Hi Ross et al

I noticed your comment about disabling dnsmasq below....

I am a relatively new Linux user... I have built Centos 4 and Centos 5 servers over the last year or so - but still have much to learn I'm sure. I am mostly using webmin to manage Centos.

I am running (mostly) the non-xen kernel on a Centos 5 server. I have ISC DHCPd version 3.0.5 running on the Centos 5 box. I saw in the release notes for Centos 5 a comment about possible conflict between dnsmasq and DHCP servers. In my startup scripts - dnsmasq is set to "not start on boot" so I thought there was no problem - but I find that in spite of the startup script - dnsmasq appears to be running.

As far as I can tell - the DHCP server is working as I want it to - so maybe I don't have a problem. It concerns me that dnsmasq appears to be running - and maybe it is sticking its nose in where I don't really want it to. I haven't found a config file for dnsmasq - so I don't know how or where it is configured.
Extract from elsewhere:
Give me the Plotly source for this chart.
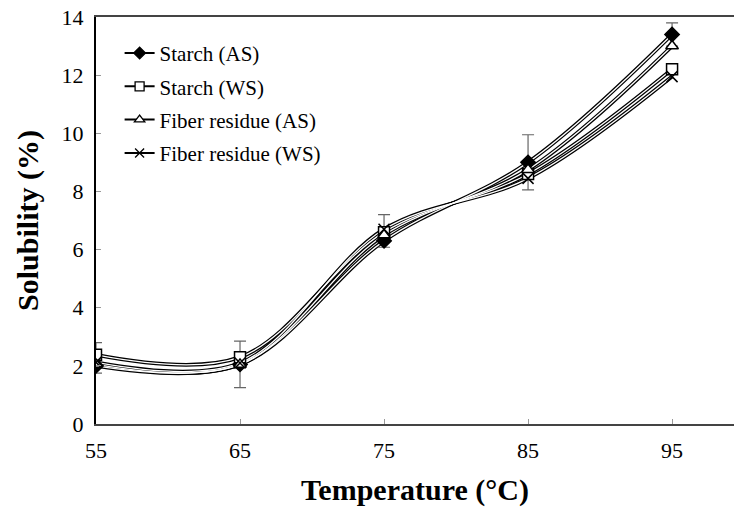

Can anyone tell me how the two DHCP servers will interact?
Should I disable dnsmasq - and if so - how do I do this?

Thanks

Richard.


Ross S. W. Walker wrote:
Kai Schaetzl wrote:
Ross S. W. Walker wrote on Mon, 31 Mar 2008 17:45:24 -0400:

It's not all port 67, the DHCP client sends DHCPREQ via UDP port 67 to
the broadcast address UDP port 68, the DHCP server responds with a
DHCPOFFER from it's IP address UDP port 68 to the clients broadcast
address UDP port 67.
Ah, many thanks. Ok, what happens is that the request appears on all interfaces but the reply goes out on peth0 only. And that never reaches the DomU on vifx.0. If I start libvirtd and then kill dnsmasq (as I want dhcpd to answer) the reply propagates further and DomU takes the IP address. There's obviously something in the routing/forwarding that the startup of libvirtd changes. Output of iptables -L suggests it adds a forwarding rule to forward from anywhere to anywhere. But that's not true. This seems to be a limitation of the iptables -L output: it doesn't show the interface (and I don't see a way to change this, if I try to specify an interface I get an error that thi9s is not allowed with -L). Well, I saved iptables and from that it seems that all the forwarding rules apply to virbr0 only. As virbr0 isn't attached to anything anymore these rules should be useless. libvirtd also adds NAT rules, but I don't see how these could affect this either. So, there might be something else needed.

dnsmasq is going to filter out the incoming dhcp requests as it acts as a
dhcp server itself. Try disabling dnsmasq, or move your VMs off of virbr0
onto xenbr0.

BTW I discovered that the tap devices are from qemu running in HVM
mode. In HVM qemu does the network emulation and uses the kernel
tun device for creating it's network interfaces.
Ah, I see. I'm not running fully virtualized.
Thanks, I have looked at the patches, but they seem to be for something different. I checked if I can create a new VM with virt-manager and this fails in the network device step. But I think that's yet another bug, we already discussed here, there's also a patch for that.
If you can create a VM with virt-manager, then you don't have Xen 3.2
installed or properly installed...
no, no, no. "I can create a new VM with virt-manager and this fails in the network device step". It cannot get any interfaces. I think there is a patch floating around for this, already mentioned on this list, but it's not the patch (es) you mentioned. Those two patches seem to apply to HVM only, so I shouldn't need them. If I wanted to create new VMs with virt-manager I would need to apply this other patch, though.

Ok...

I never encountered this error.
I feared that :-(

If you upgraded to Xen 3.2 did you upgrade
both the xen-3.2 and xen-libs-3.2 packages? Did you edit your grub config
too to load xen-3.2 as well?
Sure. I also installed xen-devel. Ahm, is that "xm new" supposed to do what I think or is it doing something else? I mean I understand that "xm new vmname" should take the VM of that name (identified by the existing config file of that name) and add it to the xenstore, so that I can "manage" from there. Meaning being able to use "start" (there's no stop?) and list it even when not running.

Yes, 'xm new' adds a vm to the store and you can manage it via xm
or virsh. There is 'save', 'shutdown', 'destroy', 'suspend' all
having to deal with VM running state.

BTW xmlproc is handled completely in xend I believe, it all works
fine on my host and I have no python-xml installed!
Hm, may need to subscribe to the xen list ;-)

I suggest it, there is definitely more traffic there.